**AIM:** Your task is to repeat the lines from the line with "Recreate this image as a Python" to the line with "import plotly.graph_objects as go", both ends included, and nothing else. Pictures stay out of the copy.

**RECORD EXCERPTS:**
┌──

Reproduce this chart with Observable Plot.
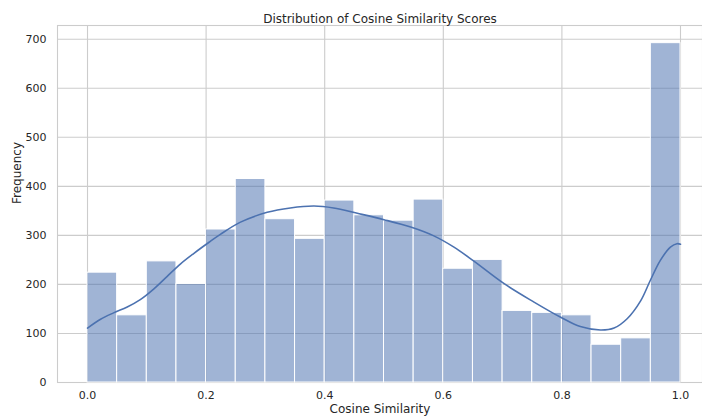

└──
┌──

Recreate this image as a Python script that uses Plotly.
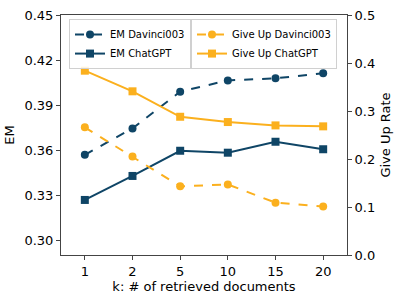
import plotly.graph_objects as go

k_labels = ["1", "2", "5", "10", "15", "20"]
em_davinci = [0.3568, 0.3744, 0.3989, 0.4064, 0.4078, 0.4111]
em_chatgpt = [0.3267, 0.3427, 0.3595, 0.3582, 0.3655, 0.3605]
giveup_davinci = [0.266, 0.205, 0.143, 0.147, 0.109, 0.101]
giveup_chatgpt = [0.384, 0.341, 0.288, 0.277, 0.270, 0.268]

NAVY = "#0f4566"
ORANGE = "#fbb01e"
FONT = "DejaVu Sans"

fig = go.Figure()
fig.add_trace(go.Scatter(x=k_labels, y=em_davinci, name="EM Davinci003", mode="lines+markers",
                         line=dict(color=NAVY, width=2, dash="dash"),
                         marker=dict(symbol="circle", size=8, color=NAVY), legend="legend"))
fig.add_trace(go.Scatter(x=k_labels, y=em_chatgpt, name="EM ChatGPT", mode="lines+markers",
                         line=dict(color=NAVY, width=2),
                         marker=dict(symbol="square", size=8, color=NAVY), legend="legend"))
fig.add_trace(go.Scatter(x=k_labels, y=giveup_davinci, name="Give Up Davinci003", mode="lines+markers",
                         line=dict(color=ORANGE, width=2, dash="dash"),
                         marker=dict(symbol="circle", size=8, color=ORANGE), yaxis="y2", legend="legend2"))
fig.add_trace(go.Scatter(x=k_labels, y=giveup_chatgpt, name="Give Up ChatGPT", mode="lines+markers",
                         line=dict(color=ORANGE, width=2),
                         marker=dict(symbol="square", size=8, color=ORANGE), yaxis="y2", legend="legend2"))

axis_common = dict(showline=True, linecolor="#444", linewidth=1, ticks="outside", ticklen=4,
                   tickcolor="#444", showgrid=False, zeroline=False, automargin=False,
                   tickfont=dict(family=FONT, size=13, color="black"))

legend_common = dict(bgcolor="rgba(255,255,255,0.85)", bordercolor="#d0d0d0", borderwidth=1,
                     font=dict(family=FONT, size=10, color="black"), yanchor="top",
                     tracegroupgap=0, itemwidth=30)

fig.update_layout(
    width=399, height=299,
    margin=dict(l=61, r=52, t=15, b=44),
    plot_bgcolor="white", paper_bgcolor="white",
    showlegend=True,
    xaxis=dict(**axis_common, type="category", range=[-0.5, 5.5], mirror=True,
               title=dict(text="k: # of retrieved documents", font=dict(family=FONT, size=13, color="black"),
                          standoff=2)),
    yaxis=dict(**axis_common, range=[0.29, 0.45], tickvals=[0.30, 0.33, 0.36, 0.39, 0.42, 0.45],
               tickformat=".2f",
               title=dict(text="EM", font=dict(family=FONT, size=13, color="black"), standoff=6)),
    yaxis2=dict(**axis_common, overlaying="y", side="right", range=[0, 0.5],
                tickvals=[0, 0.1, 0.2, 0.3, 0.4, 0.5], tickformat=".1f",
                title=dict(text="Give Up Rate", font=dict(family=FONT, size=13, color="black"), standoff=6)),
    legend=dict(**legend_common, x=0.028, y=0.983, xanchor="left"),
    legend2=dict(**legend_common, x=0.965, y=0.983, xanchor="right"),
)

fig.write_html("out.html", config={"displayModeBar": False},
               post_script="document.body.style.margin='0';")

└──
┌──

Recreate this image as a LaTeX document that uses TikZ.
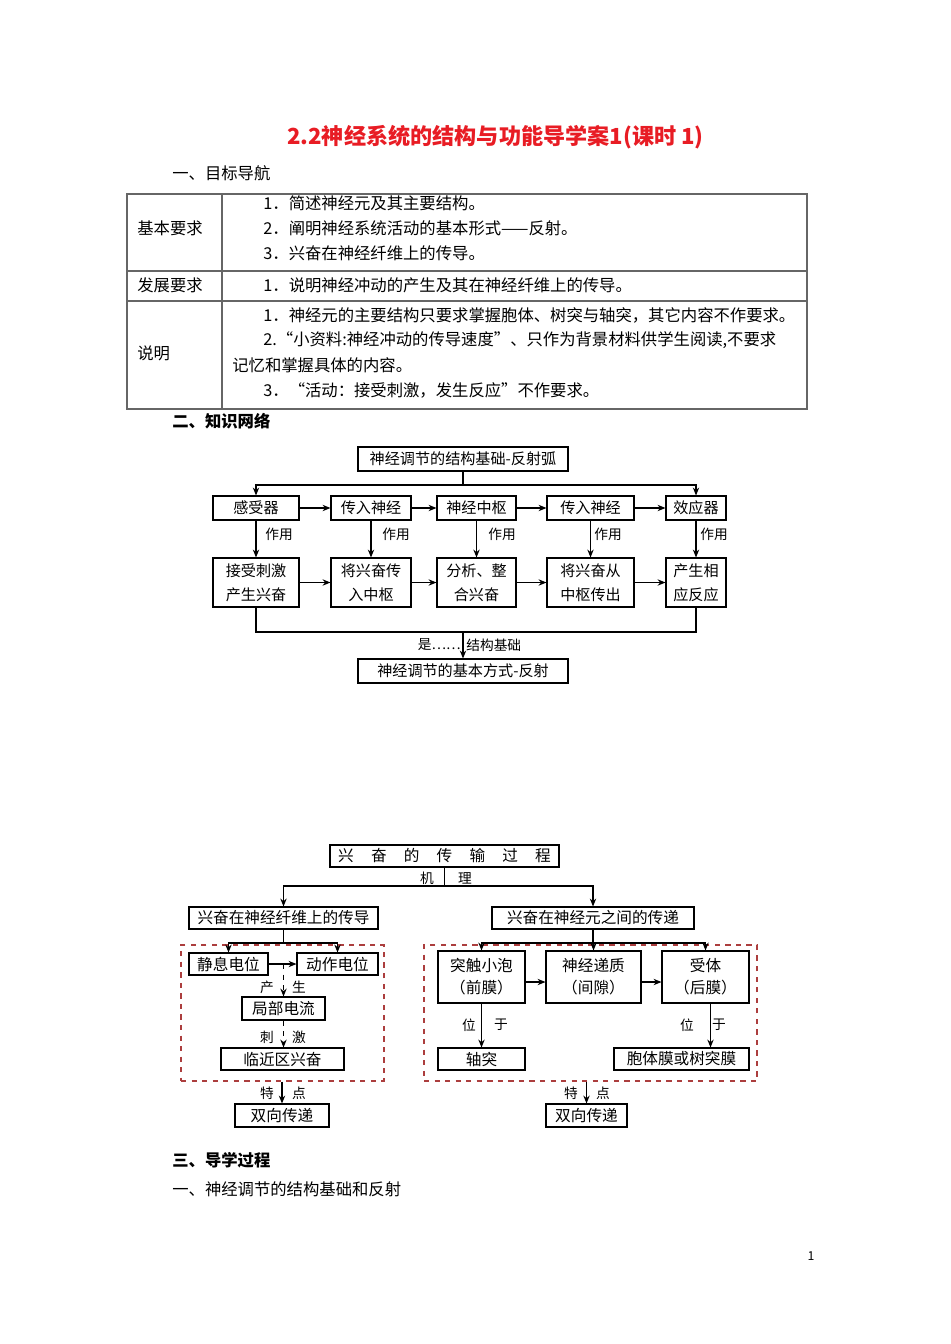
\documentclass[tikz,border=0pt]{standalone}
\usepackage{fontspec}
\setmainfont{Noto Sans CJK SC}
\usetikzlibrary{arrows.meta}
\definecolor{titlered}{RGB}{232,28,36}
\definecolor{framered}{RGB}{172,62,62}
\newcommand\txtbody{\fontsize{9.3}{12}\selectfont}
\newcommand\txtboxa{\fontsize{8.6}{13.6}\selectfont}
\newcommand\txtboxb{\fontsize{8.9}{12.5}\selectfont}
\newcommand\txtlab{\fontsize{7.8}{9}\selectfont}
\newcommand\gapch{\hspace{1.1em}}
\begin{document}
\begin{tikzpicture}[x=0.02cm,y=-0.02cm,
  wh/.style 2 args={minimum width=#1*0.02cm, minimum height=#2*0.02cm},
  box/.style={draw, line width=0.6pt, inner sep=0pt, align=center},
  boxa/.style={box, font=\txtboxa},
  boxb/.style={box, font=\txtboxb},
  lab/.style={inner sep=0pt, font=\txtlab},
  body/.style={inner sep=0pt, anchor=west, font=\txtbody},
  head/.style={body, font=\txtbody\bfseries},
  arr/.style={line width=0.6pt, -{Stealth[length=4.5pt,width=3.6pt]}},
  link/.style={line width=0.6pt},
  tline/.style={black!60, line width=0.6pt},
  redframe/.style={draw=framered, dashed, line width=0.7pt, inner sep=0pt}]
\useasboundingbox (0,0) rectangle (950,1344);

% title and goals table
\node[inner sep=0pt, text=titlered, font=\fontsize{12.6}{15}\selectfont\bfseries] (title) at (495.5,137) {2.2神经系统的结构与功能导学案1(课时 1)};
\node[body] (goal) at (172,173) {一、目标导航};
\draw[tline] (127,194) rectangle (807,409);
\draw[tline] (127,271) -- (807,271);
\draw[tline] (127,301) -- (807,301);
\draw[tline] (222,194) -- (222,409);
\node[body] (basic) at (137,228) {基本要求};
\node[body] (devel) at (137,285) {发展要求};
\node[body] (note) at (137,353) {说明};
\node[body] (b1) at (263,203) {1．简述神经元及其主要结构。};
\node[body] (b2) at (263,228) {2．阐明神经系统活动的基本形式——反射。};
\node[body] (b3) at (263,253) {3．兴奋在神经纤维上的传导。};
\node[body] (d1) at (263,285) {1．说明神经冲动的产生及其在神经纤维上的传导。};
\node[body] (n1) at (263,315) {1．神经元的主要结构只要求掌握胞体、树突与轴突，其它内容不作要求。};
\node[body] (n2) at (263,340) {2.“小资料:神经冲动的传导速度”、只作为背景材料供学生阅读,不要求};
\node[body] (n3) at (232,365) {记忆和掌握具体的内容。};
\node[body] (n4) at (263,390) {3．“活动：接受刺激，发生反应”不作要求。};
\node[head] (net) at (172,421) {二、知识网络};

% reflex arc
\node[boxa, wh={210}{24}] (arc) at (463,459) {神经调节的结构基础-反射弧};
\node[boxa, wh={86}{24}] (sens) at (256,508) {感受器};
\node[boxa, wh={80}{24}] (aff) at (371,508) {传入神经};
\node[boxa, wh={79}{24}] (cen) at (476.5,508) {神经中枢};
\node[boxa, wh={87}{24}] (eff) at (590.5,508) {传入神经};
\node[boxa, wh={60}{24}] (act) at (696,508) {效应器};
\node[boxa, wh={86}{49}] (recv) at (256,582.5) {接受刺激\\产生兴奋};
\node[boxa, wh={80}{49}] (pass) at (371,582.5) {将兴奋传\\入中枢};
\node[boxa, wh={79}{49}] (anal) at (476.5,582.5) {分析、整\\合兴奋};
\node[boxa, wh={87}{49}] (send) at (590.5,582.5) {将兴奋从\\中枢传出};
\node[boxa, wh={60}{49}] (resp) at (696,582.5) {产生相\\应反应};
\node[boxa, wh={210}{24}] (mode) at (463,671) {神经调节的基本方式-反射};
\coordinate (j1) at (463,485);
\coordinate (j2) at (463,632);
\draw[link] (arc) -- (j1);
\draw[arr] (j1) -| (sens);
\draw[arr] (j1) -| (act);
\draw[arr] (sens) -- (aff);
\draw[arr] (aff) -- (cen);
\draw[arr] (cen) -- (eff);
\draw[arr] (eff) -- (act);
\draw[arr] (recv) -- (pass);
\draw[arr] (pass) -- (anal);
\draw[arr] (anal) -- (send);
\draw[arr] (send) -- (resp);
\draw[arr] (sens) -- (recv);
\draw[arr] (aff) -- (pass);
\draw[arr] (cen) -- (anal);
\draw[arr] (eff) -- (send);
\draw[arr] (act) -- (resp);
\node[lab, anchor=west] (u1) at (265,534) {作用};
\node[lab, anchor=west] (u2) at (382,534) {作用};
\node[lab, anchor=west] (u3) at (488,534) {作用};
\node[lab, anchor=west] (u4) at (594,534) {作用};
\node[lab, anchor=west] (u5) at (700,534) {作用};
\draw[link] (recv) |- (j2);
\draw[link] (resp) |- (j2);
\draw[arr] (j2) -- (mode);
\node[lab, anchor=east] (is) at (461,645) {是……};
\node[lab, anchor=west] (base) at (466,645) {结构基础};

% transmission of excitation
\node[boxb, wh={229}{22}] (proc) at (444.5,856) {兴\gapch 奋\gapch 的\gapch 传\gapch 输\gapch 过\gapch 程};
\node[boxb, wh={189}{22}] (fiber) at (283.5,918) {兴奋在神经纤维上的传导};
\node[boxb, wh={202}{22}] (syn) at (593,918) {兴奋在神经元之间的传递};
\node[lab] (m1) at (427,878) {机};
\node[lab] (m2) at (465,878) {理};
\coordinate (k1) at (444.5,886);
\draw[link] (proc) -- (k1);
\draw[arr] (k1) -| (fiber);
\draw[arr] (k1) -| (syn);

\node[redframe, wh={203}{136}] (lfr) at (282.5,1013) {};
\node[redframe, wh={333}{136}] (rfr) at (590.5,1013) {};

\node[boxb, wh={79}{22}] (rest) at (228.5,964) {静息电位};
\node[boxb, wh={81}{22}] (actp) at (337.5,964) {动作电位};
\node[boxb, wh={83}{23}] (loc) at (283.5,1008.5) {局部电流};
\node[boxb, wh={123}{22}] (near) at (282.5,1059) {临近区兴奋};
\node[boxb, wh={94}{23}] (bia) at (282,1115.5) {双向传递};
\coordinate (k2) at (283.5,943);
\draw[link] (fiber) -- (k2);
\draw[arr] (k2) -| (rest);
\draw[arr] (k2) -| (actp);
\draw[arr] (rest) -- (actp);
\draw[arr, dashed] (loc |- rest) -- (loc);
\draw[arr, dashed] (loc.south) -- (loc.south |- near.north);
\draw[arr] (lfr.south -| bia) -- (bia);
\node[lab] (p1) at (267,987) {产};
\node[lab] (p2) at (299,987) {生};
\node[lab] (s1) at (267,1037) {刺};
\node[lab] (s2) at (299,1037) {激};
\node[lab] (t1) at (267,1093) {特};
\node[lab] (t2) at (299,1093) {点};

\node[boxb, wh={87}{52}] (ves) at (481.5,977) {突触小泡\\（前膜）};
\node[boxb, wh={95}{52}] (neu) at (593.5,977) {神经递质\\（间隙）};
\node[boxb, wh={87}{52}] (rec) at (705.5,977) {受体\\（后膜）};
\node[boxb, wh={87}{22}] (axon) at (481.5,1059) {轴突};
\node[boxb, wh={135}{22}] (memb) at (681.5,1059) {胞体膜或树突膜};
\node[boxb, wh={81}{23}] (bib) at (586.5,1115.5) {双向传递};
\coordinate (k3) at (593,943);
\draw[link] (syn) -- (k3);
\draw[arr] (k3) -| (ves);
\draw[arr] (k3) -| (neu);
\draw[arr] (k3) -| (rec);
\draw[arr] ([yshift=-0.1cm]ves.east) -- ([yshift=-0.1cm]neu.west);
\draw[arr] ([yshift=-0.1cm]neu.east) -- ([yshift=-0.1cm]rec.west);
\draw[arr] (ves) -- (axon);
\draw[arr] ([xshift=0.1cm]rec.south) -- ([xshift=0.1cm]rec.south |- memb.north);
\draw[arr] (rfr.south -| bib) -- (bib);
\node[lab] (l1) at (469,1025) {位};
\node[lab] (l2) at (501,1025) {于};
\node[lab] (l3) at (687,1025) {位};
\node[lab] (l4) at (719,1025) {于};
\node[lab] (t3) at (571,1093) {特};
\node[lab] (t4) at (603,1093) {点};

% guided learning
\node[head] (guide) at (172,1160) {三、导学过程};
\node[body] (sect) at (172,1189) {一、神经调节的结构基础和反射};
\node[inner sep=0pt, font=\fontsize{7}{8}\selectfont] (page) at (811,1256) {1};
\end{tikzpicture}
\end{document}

└──

**WRITTEN RESPONSE:**
Recreate this image as a Python script that uses Plotly.
import plotly.graph_objects as go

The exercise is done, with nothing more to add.